→ **Task to complete**
Extract every line where the string "chart" appears.

→ **Given data**
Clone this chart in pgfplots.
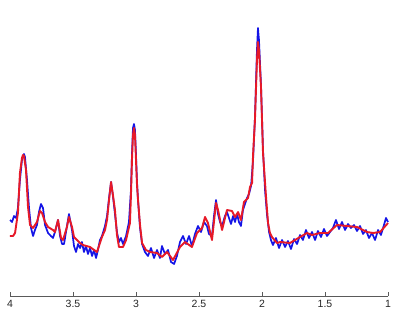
* * *
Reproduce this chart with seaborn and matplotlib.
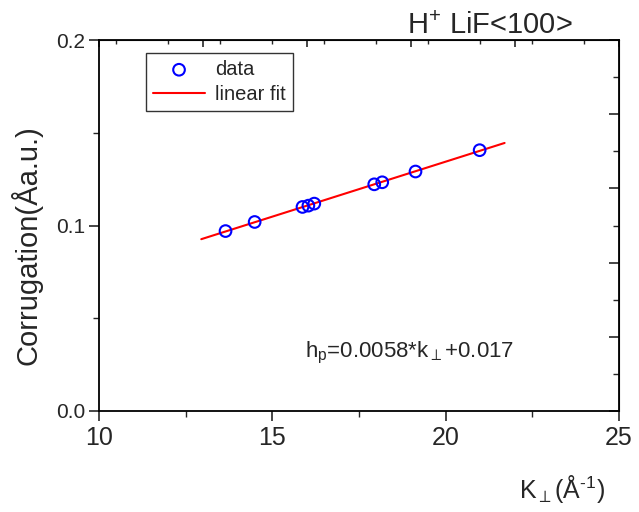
* * *
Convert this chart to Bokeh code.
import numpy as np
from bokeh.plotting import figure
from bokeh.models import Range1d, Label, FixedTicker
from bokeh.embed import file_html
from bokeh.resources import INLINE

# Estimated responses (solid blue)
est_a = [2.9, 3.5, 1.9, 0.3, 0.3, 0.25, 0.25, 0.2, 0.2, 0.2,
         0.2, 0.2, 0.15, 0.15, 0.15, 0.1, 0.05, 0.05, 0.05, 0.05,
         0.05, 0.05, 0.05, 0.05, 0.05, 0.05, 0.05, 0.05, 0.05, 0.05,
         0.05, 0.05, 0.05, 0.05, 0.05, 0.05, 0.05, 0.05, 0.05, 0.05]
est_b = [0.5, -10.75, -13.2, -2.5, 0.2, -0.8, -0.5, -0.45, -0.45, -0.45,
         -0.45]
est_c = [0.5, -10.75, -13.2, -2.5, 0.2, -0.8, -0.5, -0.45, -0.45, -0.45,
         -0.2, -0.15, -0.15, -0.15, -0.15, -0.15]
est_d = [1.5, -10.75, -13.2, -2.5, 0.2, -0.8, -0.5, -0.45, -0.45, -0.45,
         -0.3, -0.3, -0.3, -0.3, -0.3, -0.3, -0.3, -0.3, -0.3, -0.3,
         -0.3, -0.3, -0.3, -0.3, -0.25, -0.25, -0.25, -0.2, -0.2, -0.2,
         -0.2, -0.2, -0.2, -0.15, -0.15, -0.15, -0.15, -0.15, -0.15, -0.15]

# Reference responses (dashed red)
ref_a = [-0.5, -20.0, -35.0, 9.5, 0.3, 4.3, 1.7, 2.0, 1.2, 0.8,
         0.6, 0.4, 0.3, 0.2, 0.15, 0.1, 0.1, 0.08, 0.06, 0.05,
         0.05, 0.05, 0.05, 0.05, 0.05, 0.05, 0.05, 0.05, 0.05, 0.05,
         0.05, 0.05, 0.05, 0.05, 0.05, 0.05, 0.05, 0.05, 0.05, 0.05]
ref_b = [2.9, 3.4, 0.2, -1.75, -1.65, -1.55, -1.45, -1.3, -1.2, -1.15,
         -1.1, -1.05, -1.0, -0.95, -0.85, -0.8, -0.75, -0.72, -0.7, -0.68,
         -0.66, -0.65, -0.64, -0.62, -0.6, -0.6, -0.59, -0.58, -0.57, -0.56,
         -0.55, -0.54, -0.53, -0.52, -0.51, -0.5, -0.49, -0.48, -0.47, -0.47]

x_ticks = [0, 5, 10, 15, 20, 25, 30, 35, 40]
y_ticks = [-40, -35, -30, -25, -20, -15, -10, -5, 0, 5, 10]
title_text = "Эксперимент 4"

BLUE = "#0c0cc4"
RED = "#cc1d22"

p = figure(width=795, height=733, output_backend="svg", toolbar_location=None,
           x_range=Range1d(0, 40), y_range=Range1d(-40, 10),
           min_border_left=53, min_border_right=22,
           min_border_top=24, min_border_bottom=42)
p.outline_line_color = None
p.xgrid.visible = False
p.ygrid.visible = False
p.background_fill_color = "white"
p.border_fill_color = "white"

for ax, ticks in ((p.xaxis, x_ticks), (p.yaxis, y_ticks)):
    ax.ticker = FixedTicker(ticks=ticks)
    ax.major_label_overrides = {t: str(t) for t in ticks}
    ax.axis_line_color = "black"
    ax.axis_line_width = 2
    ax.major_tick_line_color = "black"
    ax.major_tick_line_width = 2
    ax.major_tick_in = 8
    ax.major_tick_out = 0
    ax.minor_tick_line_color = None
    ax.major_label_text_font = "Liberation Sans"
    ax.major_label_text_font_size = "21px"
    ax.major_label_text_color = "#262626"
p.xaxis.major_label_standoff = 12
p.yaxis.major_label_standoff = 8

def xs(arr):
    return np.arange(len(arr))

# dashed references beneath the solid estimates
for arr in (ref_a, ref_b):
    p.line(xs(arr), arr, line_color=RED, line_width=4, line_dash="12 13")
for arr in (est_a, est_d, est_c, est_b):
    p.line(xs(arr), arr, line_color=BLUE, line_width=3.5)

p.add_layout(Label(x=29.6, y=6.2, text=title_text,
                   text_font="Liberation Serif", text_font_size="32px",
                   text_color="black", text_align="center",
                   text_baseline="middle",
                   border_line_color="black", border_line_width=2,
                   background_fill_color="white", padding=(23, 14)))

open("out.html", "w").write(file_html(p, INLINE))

→ **Result for this exercise**
Clone this chart in pgfplots.
Reproduce this chart with seaborn and matplotlib.
Convert this chart to Bokeh code.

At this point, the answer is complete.